(Code that draws figures)
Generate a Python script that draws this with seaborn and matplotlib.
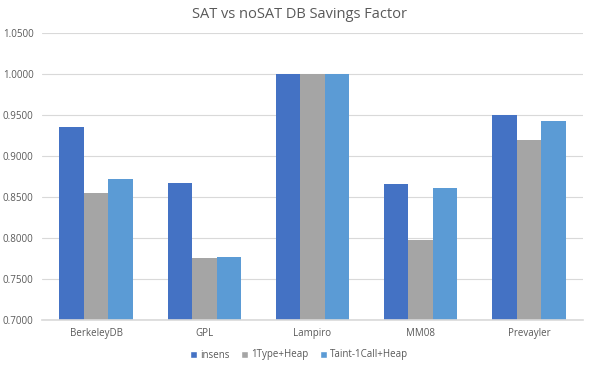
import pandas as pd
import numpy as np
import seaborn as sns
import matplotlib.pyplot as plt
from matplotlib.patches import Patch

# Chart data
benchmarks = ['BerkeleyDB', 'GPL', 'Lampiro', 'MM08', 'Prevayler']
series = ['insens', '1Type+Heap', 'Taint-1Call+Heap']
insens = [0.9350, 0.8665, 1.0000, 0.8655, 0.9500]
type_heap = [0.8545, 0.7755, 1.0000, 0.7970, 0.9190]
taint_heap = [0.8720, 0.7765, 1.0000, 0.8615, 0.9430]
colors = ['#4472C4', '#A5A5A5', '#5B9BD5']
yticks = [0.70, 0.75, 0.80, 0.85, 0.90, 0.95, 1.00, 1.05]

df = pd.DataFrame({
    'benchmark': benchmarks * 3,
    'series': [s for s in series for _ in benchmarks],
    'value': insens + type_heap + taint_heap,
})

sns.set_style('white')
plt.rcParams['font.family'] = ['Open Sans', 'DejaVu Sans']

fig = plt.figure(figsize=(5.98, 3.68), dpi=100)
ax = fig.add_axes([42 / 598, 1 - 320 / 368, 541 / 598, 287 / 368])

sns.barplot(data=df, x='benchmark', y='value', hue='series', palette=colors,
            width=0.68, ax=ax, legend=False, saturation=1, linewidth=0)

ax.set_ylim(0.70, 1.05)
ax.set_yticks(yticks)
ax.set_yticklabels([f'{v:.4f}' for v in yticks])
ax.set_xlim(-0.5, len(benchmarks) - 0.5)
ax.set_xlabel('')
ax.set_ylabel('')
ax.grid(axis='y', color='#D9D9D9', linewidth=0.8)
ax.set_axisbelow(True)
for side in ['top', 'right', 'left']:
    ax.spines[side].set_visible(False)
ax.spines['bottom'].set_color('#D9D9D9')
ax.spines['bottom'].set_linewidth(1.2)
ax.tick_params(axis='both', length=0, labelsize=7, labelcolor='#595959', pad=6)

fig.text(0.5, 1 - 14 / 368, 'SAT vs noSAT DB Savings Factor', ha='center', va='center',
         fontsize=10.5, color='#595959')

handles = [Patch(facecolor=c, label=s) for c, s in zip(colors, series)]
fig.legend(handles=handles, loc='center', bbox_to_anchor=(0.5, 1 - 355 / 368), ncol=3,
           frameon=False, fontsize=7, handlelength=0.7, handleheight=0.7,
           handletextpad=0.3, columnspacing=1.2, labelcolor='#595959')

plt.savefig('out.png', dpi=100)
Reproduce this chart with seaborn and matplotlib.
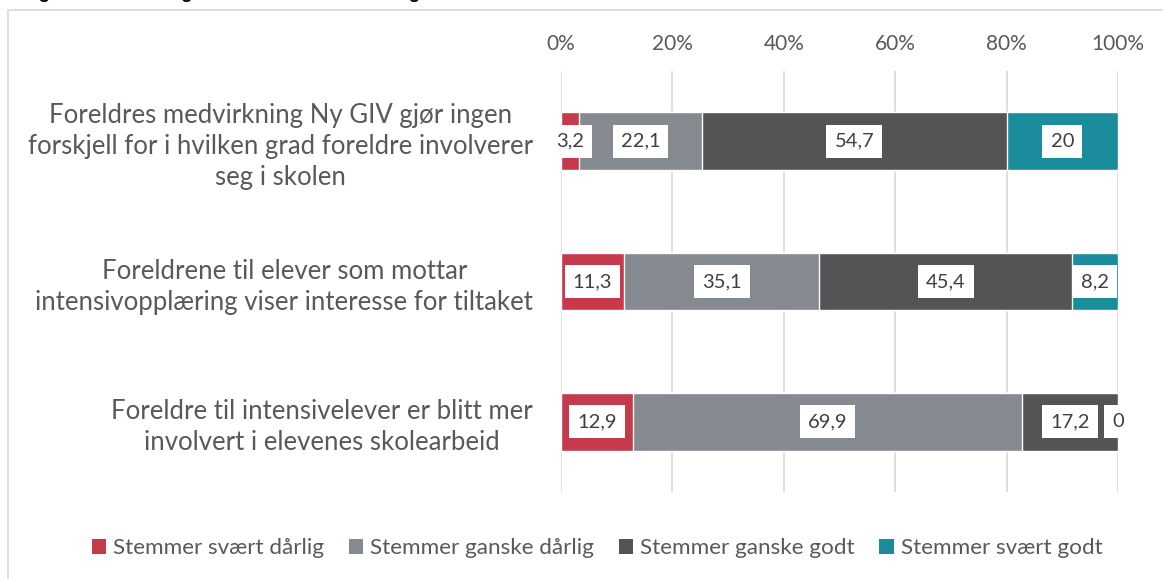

→ OBJECTIVE
Repeat the data exactly, excluding the pictures.

→ COMPLETE ANSWER
Generate a Python script that draws this with seaborn and matplotlib.
import pandas as pd
import numpy as np
import seaborn as sns
import matplotlib.pyplot as plt
from matplotlib.patches import Patch

# Chart data
benchmarks = ['BerkeleyDB', 'GPL', 'Lampiro', 'MM08', 'Prevayler']
series = ['insens', '1Type+Heap', 'Taint-1Call+Heap']
insens = [0.9350, 0.8665, 1.0000, 0.8655, 0.9500]
type_heap = [0.8545, 0.7755, 1.0000, 0.7970, 0.9190]
taint_heap = [0.8720, 0.7765, 1.0000, 0.8615, 0.9430]
colors = ['#4472C4', '#A5A5A5', '#5B9BD5']
yticks = [0.70, 0.75, 0.80, 0.85, 0.90, 0.95, 1.00, 1.05]

df = pd.DataFrame({
    'benchmark': benchmarks * 3,
    'series': [s for s in series for _ in benchmarks],
    'value': insens + type_heap + taint_heap,
})

sns.set_style('white')
plt.rcParams['font.family'] = ['Open Sans', 'DejaVu Sans']

fig = plt.figure(figsize=(5.98, 3.68), dpi=100)
ax = fig.add_axes([42 / 598, 1 - 320 / 368, 541 / 598, 287 / 368])

sns.barplot(data=df, x='benchmark', y='value', hue='series', palette=colors,
            width=0.68, ax=ax, legend=False, saturation=1, linewidth=0)

ax.set_ylim(0.70, 1.05)
ax.set_yticks(yticks)
ax.set_yticklabels([f'{v:.4f}' for v in yticks])
ax.set_xlim(-0.5, len(benchmarks) - 0.5)
ax.set_xlabel('')
ax.set_ylabel('')
ax.grid(axis='y', color='#D9D9D9', linewidth=0.8)
ax.set_axisbelow(True)
for side in ['top', 'right', 'left']:
    ax.spines[side].set_visible(False)
ax.spines['bottom'].set_color('#D9D9D9')
ax.spines['bottom'].set_linewidth(1.2)
ax.tick_params(axis='both', length=0, labelsize=7, labelcolor='#595959', pad=6)

fig.text(0.5, 1 - 14 / 368, 'SAT vs noSAT DB Savings Factor', ha='center', va='center',
         fontsize=10.5, color='#595959')

handles = [Patch(facecolor=c, label=s) for c, s in zip(colors, series)]
fig.legend(handles=handles, loc='center', bbox_to_anchor=(0.5, 1 - 355 / 368), ncol=3,
           frameon=False, fontsize=7, handlelength=0.7, handleheight=0.7,
           handletextpad=0.3, columnspacing=1.2, labelcolor='#595959')

plt.savefig('out.png', dpi=100)
Reproduce this chart with seaborn and matplotlib.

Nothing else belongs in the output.